Your objective → Copy out every line exactly, passing over the pictures.

Data segment →
+---+

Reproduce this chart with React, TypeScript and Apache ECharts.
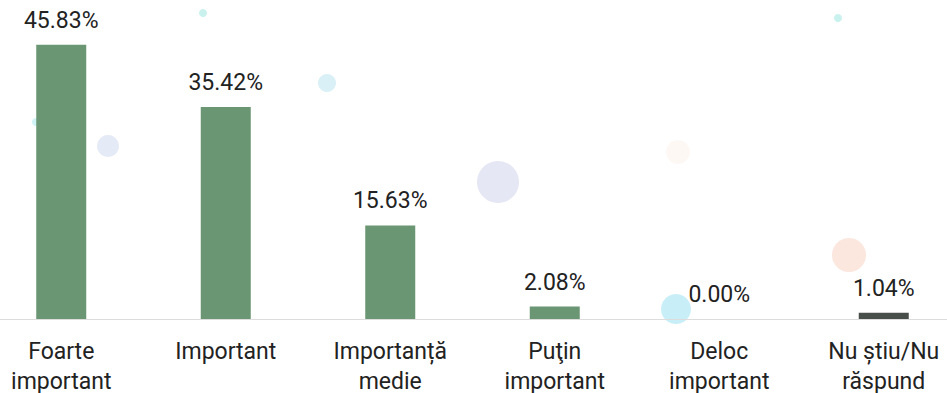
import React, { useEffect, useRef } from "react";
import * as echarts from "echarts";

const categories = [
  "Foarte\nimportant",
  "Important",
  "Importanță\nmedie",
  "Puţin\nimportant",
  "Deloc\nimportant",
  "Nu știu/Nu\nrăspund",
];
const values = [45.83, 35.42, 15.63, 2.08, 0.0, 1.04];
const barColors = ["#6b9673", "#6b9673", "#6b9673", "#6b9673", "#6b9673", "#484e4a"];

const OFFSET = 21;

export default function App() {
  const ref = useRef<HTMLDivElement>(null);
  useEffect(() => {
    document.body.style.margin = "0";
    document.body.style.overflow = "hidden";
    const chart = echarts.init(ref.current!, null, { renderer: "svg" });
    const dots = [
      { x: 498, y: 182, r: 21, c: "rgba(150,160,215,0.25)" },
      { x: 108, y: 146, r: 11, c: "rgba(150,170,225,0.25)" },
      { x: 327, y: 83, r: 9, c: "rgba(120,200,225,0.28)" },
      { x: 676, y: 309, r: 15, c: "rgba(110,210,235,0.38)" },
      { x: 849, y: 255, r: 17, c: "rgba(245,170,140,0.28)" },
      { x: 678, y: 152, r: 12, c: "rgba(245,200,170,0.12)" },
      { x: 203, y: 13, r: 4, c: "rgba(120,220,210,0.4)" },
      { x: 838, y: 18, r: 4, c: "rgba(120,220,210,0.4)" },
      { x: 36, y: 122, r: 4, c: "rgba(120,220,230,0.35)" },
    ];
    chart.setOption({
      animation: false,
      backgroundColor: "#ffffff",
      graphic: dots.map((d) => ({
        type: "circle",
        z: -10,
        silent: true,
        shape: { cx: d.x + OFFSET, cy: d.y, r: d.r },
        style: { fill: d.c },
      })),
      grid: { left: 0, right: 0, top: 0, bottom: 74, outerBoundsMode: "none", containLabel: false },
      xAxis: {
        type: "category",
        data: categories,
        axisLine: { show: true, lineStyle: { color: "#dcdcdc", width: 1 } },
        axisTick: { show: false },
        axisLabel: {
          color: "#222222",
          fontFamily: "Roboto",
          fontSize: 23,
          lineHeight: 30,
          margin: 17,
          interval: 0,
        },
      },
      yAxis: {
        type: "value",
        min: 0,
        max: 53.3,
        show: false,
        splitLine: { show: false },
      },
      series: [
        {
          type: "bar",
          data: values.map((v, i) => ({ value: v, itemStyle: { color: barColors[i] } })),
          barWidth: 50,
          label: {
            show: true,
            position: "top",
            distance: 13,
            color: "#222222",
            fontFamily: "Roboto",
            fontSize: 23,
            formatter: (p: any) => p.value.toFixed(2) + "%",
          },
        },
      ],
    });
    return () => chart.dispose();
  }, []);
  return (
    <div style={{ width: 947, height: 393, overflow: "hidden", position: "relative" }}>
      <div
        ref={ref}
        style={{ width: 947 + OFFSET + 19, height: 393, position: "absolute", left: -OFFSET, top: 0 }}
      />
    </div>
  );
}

+---+

Result of this task →
Reproduce this chart with React, TypeScript and Apache ECharts.
import React, { useEffect, useRef } from "react";
import * as echarts from "echarts";

const categories = [
  "Foarte\nimportant",
  "Important",
  "Importanță\nmedie",
  "Puţin\nimportant",
  "Deloc\nimportant",
  "Nu știu/Nu\nrăspund",
];
const values = [45.83, 35.42, 15.63, 2.08, 0.0, 1.04];
const barColors = ["#6b9673", "#6b9673", "#6b9673", "#6b9673", "#6b9673", "#484e4a"];

const OFFSET = 21;

export default function App() {
  const ref = useRef<HTMLDivElement>(null);
  useEffect(() => {
    document.body.style.margin = "0";
    document.body.style.overflow = "hidden";
    const chart = echarts.init(ref.current!, null, { renderer: "svg" });
    const dots = [
      { x: 498, y: 182, r: 21, c: "rgba(150,160,215,0.25)" },
      { x: 108, y: 146, r: 11, c: "rgba(150,170,225,0.25)" },
      { x: 327, y: 83, r: 9, c: "rgba(120,200,225,0.28)" },
      { x: 676, y: 309, r: 15, c: "rgba(110,210,235,0.38)" },
      { x: 849, y: 255, r: 17, c: "rgba(245,170,140,0.28)" },
      { x: 678, y: 152, r: 12, c: "rgba(245,200,170,0.12)" },
      { x: 203, y: 13, r: 4, c: "rgba(120,220,210,0.4)" },
      { x: 838, y: 18, r: 4, c: "rgba(120,220,210,0.4)" },
      { x: 36, y: 122, r: 4, c: "rgba(120,220,230,0.35)" },
    ];
    chart.setOption({
      animation: false,
      backgroundColor: "#ffffff",
      graphic: dots.map((d) => ({
        type: "circle",
        z: -10,
        silent: true,
        shape: { cx: d.x + OFFSET, cy: d.y, r: d.r },
        style: { fill: d.c },
      })),
      grid: { left: 0, right: 0, top: 0, bottom: 74, outerBoundsMode: "none", containLabel: false },
      xAxis: {
        type: "category",
        data: categories,
        axisLine: { show: true, lineStyle: { color: "#dcdcdc", width: 1 } },
        axisTick: { show: false },
        axisLabel: {
          color: "#222222",
          fontFamily: "Roboto",
          fontSize: 23,
          lineHeight: 30,
          margin: 17,
          interval: 0,
        },
      },
      yAxis: {
        type: "value",
        min: 0,
        max: 53.3,
        show: false,
        splitLine: { show: false },
      },
      series: [
        {
          type: "bar",
          data: values.map((v, i) => ({ value: v, itemStyle: { color: barColors[i] } })),
          barWidth: 50,
          label: {
            show: true,
            position: "top",
            distance: 13,
            color: "#222222",
            fontFamily: "Roboto",
            fontSize: 23,
            formatter: (p: any) => p.value.toFixed(2) + "%",
          },
        },
      ],
    });
    return () => chart.dispose();
  }, []);
  return (
    <div style={{ width: 947, height: 393, overflow: "hidden", position: "relative" }}>
      <div
        ref={ref}
        style={{ width: 947 + OFFSET + 19, height: 393, position: "absolute", left: -OFFSET, top: 0 }}
      />
    </div>
  );
}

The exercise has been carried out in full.